"This is a watershed day," said Cook, who is in Beijing ahead of Friday's launch. He referred to China Mobile as a great cellphone firm with a "very fast network."
"It's a huge announcement...we're incredibly impressed with them, we have deep respect for them," Cook said. "We see this as bringing the world's best smartphone to the very largest and now the fastest network in China."
Cook said that the company sold more iPhones last quarter in Greater China than ever before, and sees this deal as "continuing momentum" that has been building up over the last three or four years. "It really is a key market for us," he said.

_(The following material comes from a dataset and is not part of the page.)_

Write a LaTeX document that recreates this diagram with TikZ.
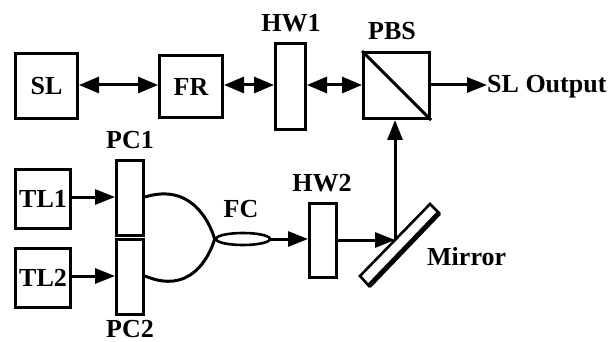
\documentclass[tikz,border=0pt]{standalone}
\usepackage{fontspec}
\setmainfont{Liberation Serif}
\usetikzlibrary{arrows.meta,shapes.geometric}
\tikzset{
 box/.style={draw=black,line width=3pt,fill=white,inner sep=0pt,anchor=north west},
 lab/.style={font=\bfseries\fontsize{26}{26}\selectfont,inner sep=0pt},
 small/.style={font=\bfseries\fontsize{26}{26}\selectfont,inner sep=0pt},
 conn/.style={line width=3pt,-{Triangle[length=20pt,width=15pt]}},
 both/.style={line width=3pt,{Triangle[length=20pt,width=16pt]}-{Triangle[length=20pt,width=16pt]}},
 fib/.style={line width=3pt}
}
\begin{document}
\begin{tikzpicture}[x=1pt,y=-1pt]
\useasboundingbox (0,0) rectangle (608,342);
\node[box,minimum width=62pt,minimum height=65pt] (sl) at (14,52) {};
\node[lab] at (sl.center) {SL};
\node[box,minimum width=63pt,minimum height=62pt] (fr) at (158,54) {};
\node[lab] at (fr.center) {FR};
\node[box,minimum width=30pt,minimum height=86pt] (hw1) at (274,42) {};
\node[box,minimum width=66pt,minimum height=66pt] (pbs) at (362,51) {};
\draw[line width=3pt] (pbs.north west) -- (pbs.south east);
\node[box,minimum width=55pt,minimum height=59pt] (tl1) at (14,168) {};
\node[lab] at (tl1.center) {TL1};
\node[box,minimum width=55pt,minimum height=59pt] (tl2) at (14,247) {};
\node[lab] at (tl2.center) {TL2};
\node[box,minimum width=27pt,minimum height=75pt] (pc1) at (115,159) {};
\node[box,minimum width=27pt,minimum height=75pt] (pc2) at (115,238) {};
\node[box,minimum width=27pt,minimum height=74pt] (hw2) at (308,202) {};
\node[draw=black,line width=2.6pt,ellipse,minimum width=54pt,minimum height=12pt,inner sep=0pt] (fc) at (243,239) {};
\node[small,anchor=base] at (291,32) {HW1};
\node[small,anchor=base] at (392,40) {PBS};
\node[small,anchor=base] at (130,149) {PC1};
\node[small,anchor=base] at (130,337) {PC2};
\node[small,anchor=base] at (241,218) {FC};
\node[small,anchor=base] at (322,191) {HW2};
\node[small,anchor=base west] (mir) at (427,265) {Mirror};
\node[small,anchor=base west] (out) at (487,93) {SL Output};
\coordinate (r1) at (0,85);
\draw[both] (sl.east |- r1) -- (fr.west |- r1);
\draw[both] (fr.east |- r1) -- (hw1.west |- r1);
\draw[both] (hw1.east |- r1) -- (pbs.west |- r1);
\draw[conn] (pbs.east |- r1) -- (out.west |- r1);
\coordinate (mc) at (395,240);
\draw[conn] (mc) -- (mc |- pbs.south);
\draw[conn] (hw2.east |- mc) -- (mc);
\coordinate (r2) at (0,197);
\coordinate (r3) at (0,276);
\draw[conn] (tl1.east |- r2) -- (pc1.west |- r2);
\draw[conn] (tl2.east |- r3) -- (pc2.west |- r3);
\draw[conn] (fc.east) -- (hw2.west |- fc.east);
\draw[fib] (pc1.east |- r2) .. controls (190,183) and (209,220) .. (fc.west);
\draw[fib] (pc2.east |- r3) .. controls (190,295) and (209,258) .. (fc.west);
\coordinate (m1) at (430,204);
\coordinate (m2) at (439,213);
\coordinate (m3) at (369,286);
\coordinate (m4) at (360,276);
\draw[line width=2.6pt,fill=white] (m1) -- (m2) -- (m3) -- (m4) -- cycle;
\draw[line width=5pt] (m2) -- (m3);
\end{tikzpicture}
\end{document}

Neither Apple nor China Mobile had an exact sales estimates for the iPhone. Industry analysts have been keenly watching for a sales figure. CNBC has learned China Mobile has received 1.2 million pre-orders.
Shebly Seyrafi, an analyst at FBN Securities predicted after the announcement in December that Apple would sell an incremental 17 million units to China Mobile, on top of the roughly 42 million China Mobile subscribers that already use the iPhone.
(Read more: Biggest loser of Apple-China Mobile deal: Samsung)
The deal with China Mobile means that the iPhone will now be available through all state-run telecom carriers in China, home to the world's biggest population and a growing class of consumers.
The two latest iPhones have been sold by rivals China Unicom and China Telecom since they were launched last year. Both firms have trimmed contract prices for the iPhone to keep existing customers and tempt new ones away from China Mobile, according to media reports.
China Mobile said it was not releasing details of subsidies, which will be released with its annual results in March.